I think it’s preposterous and silly to jump from “I write, and like it” to “I AM BEST AT WRITING”. And it is, but that doesn’t mean I don’t feel the implication every time I talk about writing, and my own ridiculous enjoyment of my own work. I know how it goes. I’m not supposed to do that. I haven’t anything to back that queer feeling of positivity up with. I swallow the impulse to disclaim LOOK I KNOW I’M NOT NABOKOV, CAN WE ALL TAKE THAT FOR GRANTED, every time I post something about writing (and can we take that for granted from here on out, okay).

But of course: we’re not conditioned to expect or accept anything but artistic self-abnegation. Liking what we do is hubris: it implies that we think we deserve a place in a canon that we’re supposed to revere, to crawl toward.

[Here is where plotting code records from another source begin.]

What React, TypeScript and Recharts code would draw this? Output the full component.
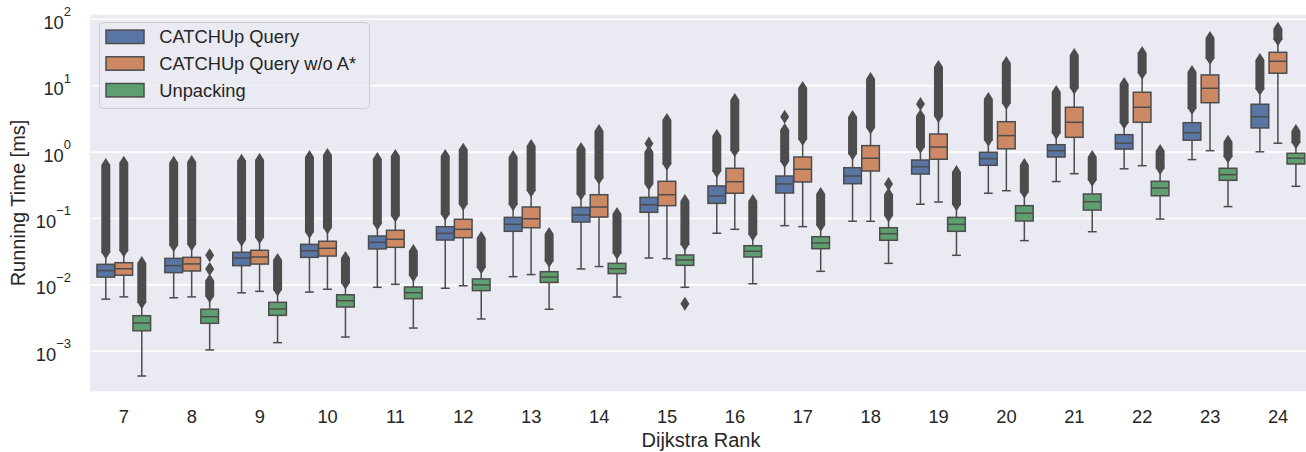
import React from 'react';
import { ComposedChart, Bar, XAxis, YAxis, CartesianGrid, Legend } from 'recharts';

// Dijkstra ranks on the x axis
const ranks = [7, 8, 9, 10, 11, 12, 13, 14, 15, 16, 17, 18, 19, 20, 21, 22, 23, 24];

// running times in ms
const queryWhiskerLow = [0.0061, 0.0064, 0.0076, 0.0078, 0.0092, 0.0089, 0.0133, 0.0174, 0.0254, 0.06, 0.078, 0.091, 0.164, 0.24, 0.36, 0.56, 0.77, 1.01];
const queryQ1 = [0.0131, 0.0153, 0.0195, 0.026, 0.0348, 0.0474, 0.0641, 0.0885, 0.124, 0.169, 0.242, 0.334, 0.467, 0.632, 0.843, 1.11, 1.51, 2.31];
const queryMedian = [0.0164, 0.0195, 0.0254, 0.0327, 0.0438, 0.0598, 0.0818, 0.113, 0.161, 0.218, 0.331, 0.436, 0.602, 0.796, 1.05, 1.36, 1.96, 3.41];
const queryQ3 = [0.0204, 0.0251, 0.031, 0.0408, 0.0545, 0.0752, 0.104, 0.147, 0.208, 0.309, 0.436, 0.582, 0.759, 0.993, 1.29, 1.83, 2.77, 5.25];
const queryWhiskerHigh = [0.031, 0.04, 0.048, 0.063, 0.084, 0.117, 0.164, 0.235, 0.334, 0.52, 0.73, 0.95, 1.2, 1.53, 1.96, 2.8, 4.6, 9.0];
const queryOutlierMax = [0.64, 0.69, 0.74, 0.84, 0.79, 0.87, 0.84, 1.11, 1.0, 1.75, 2.15, 3.38, 3.5, 6.3, 8.0, 10.6, 16.1, 24.4];

const noAStarWhiskerLow = [0.0066, 0.0066, 0.008, 0.0086, 0.0102, 0.0097, 0.0143, 0.0189, 0.0248, 0.0687, 0.0754, 0.0907, 0.177, 0.262, 0.473, 0.624, 1.05, 1.36];
const noAStarQ1 = [0.014, 0.0162, 0.0206, 0.0272, 0.0368, 0.0514, 0.0726, 0.105, 0.156, 0.24, 0.355, 0.519, 0.78, 1.12, 1.67, 2.81, 5.54, 15.4];
const noAStarMedian = [0.0175, 0.0207, 0.0263, 0.0356, 0.0486, 0.0687, 0.099, 0.149, 0.228, 0.358, 0.551, 0.807, 1.19, 1.77, 2.81, 4.73, 9.14, 23.3];
const noAStarQ3 = [0.0216, 0.026, 0.0332, 0.0454, 0.0664, 0.0973, 0.149, 0.228, 0.363, 0.57, 0.843, 1.25, 1.87, 2.87, 4.73, 7.96, 14.5, 31.8];
const noAStarWhiskerHigh = [0.033, 0.041, 0.052, 0.073, 0.111, 0.166, 0.264, 0.41, 0.67, 1.07, 1.57, 2.35, 3.5, 5.5, 9.3, 15.7, 26, 50];
const noAStarOutlierMax = [0.69, 0.71, 0.76, 0.9, 0.87, 1.08, 1.24, 2.08, 3.03, 6.1, 9.2, 12.6, 19.1, 22.0, 29, 31, 52, 72];

const unpackWhiskerLow = [0.000425, 0.00105, 0.00135, 0.00164, 0.00224, 0.00307, 0.0043, 0.00658, 0.0092, 0.0104, 0.016, 0.0211, 0.0279, 0.0464, 0.0632, 0.098, 0.151, 0.305];
const unpackQ1 = [0.00204, 0.00264, 0.00348, 0.00465, 0.0062, 0.0082, 0.0109, 0.0148, 0.0197, 0.0263, 0.0351, 0.047, 0.0641, 0.0917, 0.134, 0.22, 0.376, 0.662];
const unpackMedian = [0.00267, 0.00332, 0.00434, 0.00578, 0.00763, 0.01, 0.0131, 0.0175, 0.0237, 0.0321, 0.0428, 0.059, 0.0818, 0.12, 0.179, 0.288, 0.457, 0.807];
const unpackQ3 = [0.00344, 0.0043, 0.00547, 0.0071, 0.0093, 0.0123, 0.0158, 0.0211, 0.0282, 0.0389, 0.0532, 0.0726, 0.104, 0.156, 0.234, 0.363, 0.57, 0.96];
const unpackWhiskerHigh = [0.0055, 0.0068, 0.0085, 0.0108, 0.014, 0.0185, 0.0232, 0.0306, 0.041, 0.058, 0.08, 0.111, 0.164, 0.252, 0.384, 0.578, 0.86, 1.41];
const unpackOutlierMax = [0.0214, 0.0115, 0.0237, 0.0254, 0.0323, 0.0508, 0.0584, 0.117, 0.184, 0.184, 0.234, 0.23, 0.5, 0.64, 0.84, 1.04, 1.43, 2.08];

// single outliers that stand apart from the dense flier columns
const isolatedFliers = [
  { rank: 8, series: 'unpacking', value: 0.0174 },
  { rank: 8, series: 'unpacking', value: 0.028 },
  { rank: 15, series: 'query', value: 1.35 },
  { rank: 15, series: 'unpacking', value: 0.0052 },
  { rank: 17, series: 'query', value: 3.4 },
  { rank: 18, series: 'unpacking', value: 0.33 },
  { rank: 19, series: 'query', value: 5.3 },
];

const yTicks = [0.001, 0.01, 0.1, 1, 10, 100];

const FONT = '"Liberation Sans", Arial, sans-serif';
const TEXT = '#262626';
const EDGE = '#4c4c4c';

const seriesList = [
  { key: 'query', name: 'CATCHUp Query', color: '#5975A4', lo: queryWhiskerLow, q1: queryQ1, med: queryMedian, q3: queryQ3, hi: queryWhiskerHigh, out: queryOutlierMax },
  { key: 'noAStar', name: 'CATCHUp Query w/o A*', color: '#CC8963', lo: noAStarWhiskerLow, q1: noAStarQ1, med: noAStarMedian, q3: noAStarQ3, hi: noAStarWhiskerHigh, out: noAStarOutlierMax },
  { key: 'unpacking', name: 'Unpacking', color: '#5F9E6E', lo: unpackWhiskerLow, q1: unpackQ1, med: unpackMedian, q3: unpackQ3, hi: unpackWhiskerHigh, out: unpackOutlierMax },
];

const rows = ranks.map((rank, i) => {
  const row: any = { rank: String(rank) };
  seriesList.forEach((s) => {
    const fliers = isolatedFliers.filter((f) => f.rank === rank && f.series === s.key).map((f) => f.value);
    const all = [s.lo[i], s.out[i], ...fliers];
    row[s.key] = {
      lo: s.lo[i], q1: s.q1[i], med: s.med[i], q3: s.q3[i], hi: s.hi[i], out: s.out[i], fliers,
      range: [Math.min(...all), Math.max(...all)],
    };
  });
  return row;
});

// box + whiskers + flier column, positioned inside the bar rect the log axis gives us
const makeBoxShape = (key: string, color: string) => (props: any) => {
  const { x, y, width, height, payload } = props;
  const b = payload[key];
  const l0 = Math.log10(b.range[0]);
  const l1 = Math.log10(b.range[1]);
  const py = (v: number) => y + height - ((Math.log10(v) - l0) / (l1 - l0)) * height;
  const cx = x + width / 2;
  const bw = width * 0.98;
  const cap = bw / 2;
  const hw = 4.5;
  const hh = 7;
  const yLo = py(b.lo), yQ1 = py(b.q1), yMed = py(b.med), yQ3 = py(b.q3), yHi = py(b.hi), yOut = py(b.out);
  const column = b.out > b.hi
    ? `M${cx},${yOut - hh} L${cx + hw},${yOut} L${cx + hw},${yHi} L${cx},${yHi + hh} L${cx - hw},${yHi} L${cx - hw},${yOut} Z`
    : null;
  return (
    <g>
      <line x1={cx} x2={cx} y1={yLo} y2={yQ1} stroke={EDGE} strokeWidth={1.5} />
      <line x1={cx} x2={cx} y1={yQ3} y2={yHi} stroke={EDGE} strokeWidth={1.5} />
      <line x1={cx - cap / 2} x2={cx + cap / 2} y1={yLo} y2={yLo} stroke={EDGE} strokeWidth={1.5} />
      <line x1={cx - cap / 2} x2={cx + cap / 2} y1={yHi} y2={yHi} stroke={EDGE} strokeWidth={1.5} />
      <rect x={cx - bw / 2} y={yQ3} width={bw} height={yQ1 - yQ3} fill={color} stroke={EDGE} strokeWidth={1.5} />
      <line x1={cx - bw / 2} x2={cx + bw / 2} y1={yMed} y2={yMed} stroke={EDGE} strokeWidth={1.5} />
      {column && <path d={column} fill={EDGE} />}
      {b.fliers.map((v: number, j: number) => {
        const yv = py(v);
        return <path key={j} d={`M${cx},${yv - hh} L${cx + hw},${yv} L${cx},${yv + hh} L${cx - hw},${yv} Z`} fill={EDGE} />;
      })}
    </g>
  );
};

const YTick = (props: any) => {
  const { x, y, payload } = props;
  const exp = Math.round(Math.log10(payload.value));
  return (
    <text x={x} y={y + 9.5} textAnchor="end" fontFamily={FONT} fontSize={18.3} fill={TEXT}>
      10
      <tspan dy={-12.5} fontSize={13}>{exp < 0 ? `\u2212${-exp}` : exp}</tspan>
    </text>
  );
};

const XTick = (props: any) => {
  const { x, y, payload } = props;
  return (
    <text x={x} y={y} textAnchor="middle" fontFamily={FONT} fontSize={18.3} fill={TEXT}>
      {payload.value}
    </text>
  );
};

const LegendBox = () => (
  <svg width={272} height={88} style={{ display: 'block' }}>
    <rect x={0.5} y={0.5} width={270} height={86} rx={4} fill="#EAEAF2" fillOpacity={0.8} stroke="#cccccc" />
    {seriesList.map((s, i) => {
      const cy = 14.8 + i * 26.7;
      return (
        <g key={s.key}>
          <rect x={7} y={cy - 6.7} width={38} height={13.4} fill={s.color} stroke={EDGE} strokeWidth={1.5} />
          <text x={60.3} y={cy + 6.5} fontFamily={FONT} fontSize={18.3} fill={TEXT}>{s.name}</text>
        </g>
      );
    })}
  </svg>
);

export default function App() {
  return (
    <div style={{ width: 1306, height: 452, overflow: 'hidden', background: '#fff' }}>
      <style>{'body{margin:0}'}</style>
      <ComposedChart
        width={1312}
        height={452}
        data={rows}
        margin={{ top: 14, right: 0, bottom: 0, left: 0 }}
        barCategoryGap="10%"
        barGap={0}
      >
        <CartesianGrid vertical={false} stroke="#ffffff" strokeWidth={1.6} fill="#EAEAF2" fillOpacity={1} />
        <XAxis
          dataKey="rank"
          height={60}
          axisLine={false}
          tickLine={false}
          tickSize={0}
          tickMargin={31}
          interval={0}
          tick={<XTick />}
          label={{
            content: (p: any) => {
              const vb = p.viewBox;
              return (
                <text x={vb.x + vb.width / 2} y={447} textAnchor="middle" fontFamily={FONT} fontSize={20} fill={TEXT}>
                  Dijkstra Rank
                </text>
              );
            },
          }}
        />
        <YAxis
          type="number"
          scale="log"
          domain={[0.000244, 120]}
          allowDataOverflow
          ticks={yTicks}
          interval={0}
          width={90}
          axisLine={false}
          tickLine={false}
          tickSize={0}
          tickMargin={19}
          tick={<YTick />}
          label={{
            content: (p: any) => {
              const vb = p.viewBox;
              const cy = vb.y + vb.height / 2;
              return (
                <text x={25} y={cy} transform={`rotate(-90, 25, ${cy})`} textAnchor="middle" fontFamily={FONT} fontSize={20} fill={TEXT}>
                  Running Time [ms]
                </text>
              );
            },
          }}
        />
        <Legend
          layout="vertical"
          align="center"
          verticalAlign="middle"
          wrapperStyle={{ left: 99, top: 22, width: 272, height: 88 }}
          content={() => <LegendBox />}
        />
        {seriesList.map((s) => (
          <Bar
            key={s.key}
            name={s.name}
            dataKey={(r: any) => r[s.key].range}
            fill={s.color}
            shape={makeBoxShape(s.key, s.color)}
            isAnimationActive={false}
          />
        ))}
      </ComposedChart>
    </div>
  );
}
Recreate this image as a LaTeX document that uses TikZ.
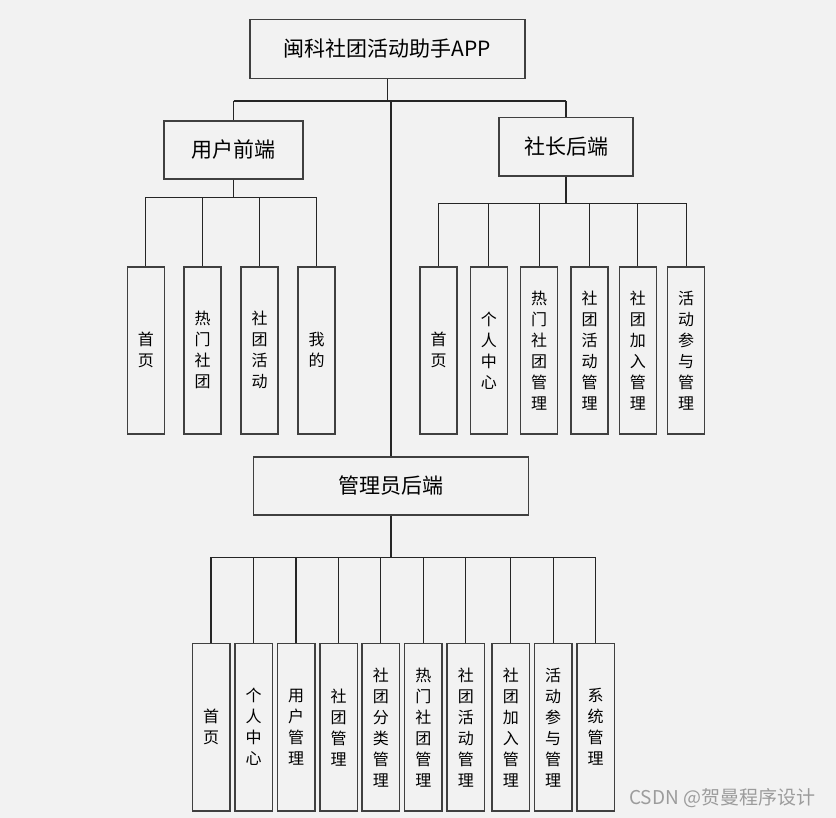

One: the canon is flawed. Period. Two, and more critically: I’m not going to put on a hair shirt because I don’t “deserve” a place in it. I write, I will always write, I would like to do something with that. When I do, if I succeed, that’s not going to canonize me in and of itself: I’ll still have written a book about girl witches, and the NYTimes is probs not going to review it. And the hair shirt will still be on offer, and if I’m asked about what I write, I’ll still be expected to bow my head because I am not Serious, because I am not Literary.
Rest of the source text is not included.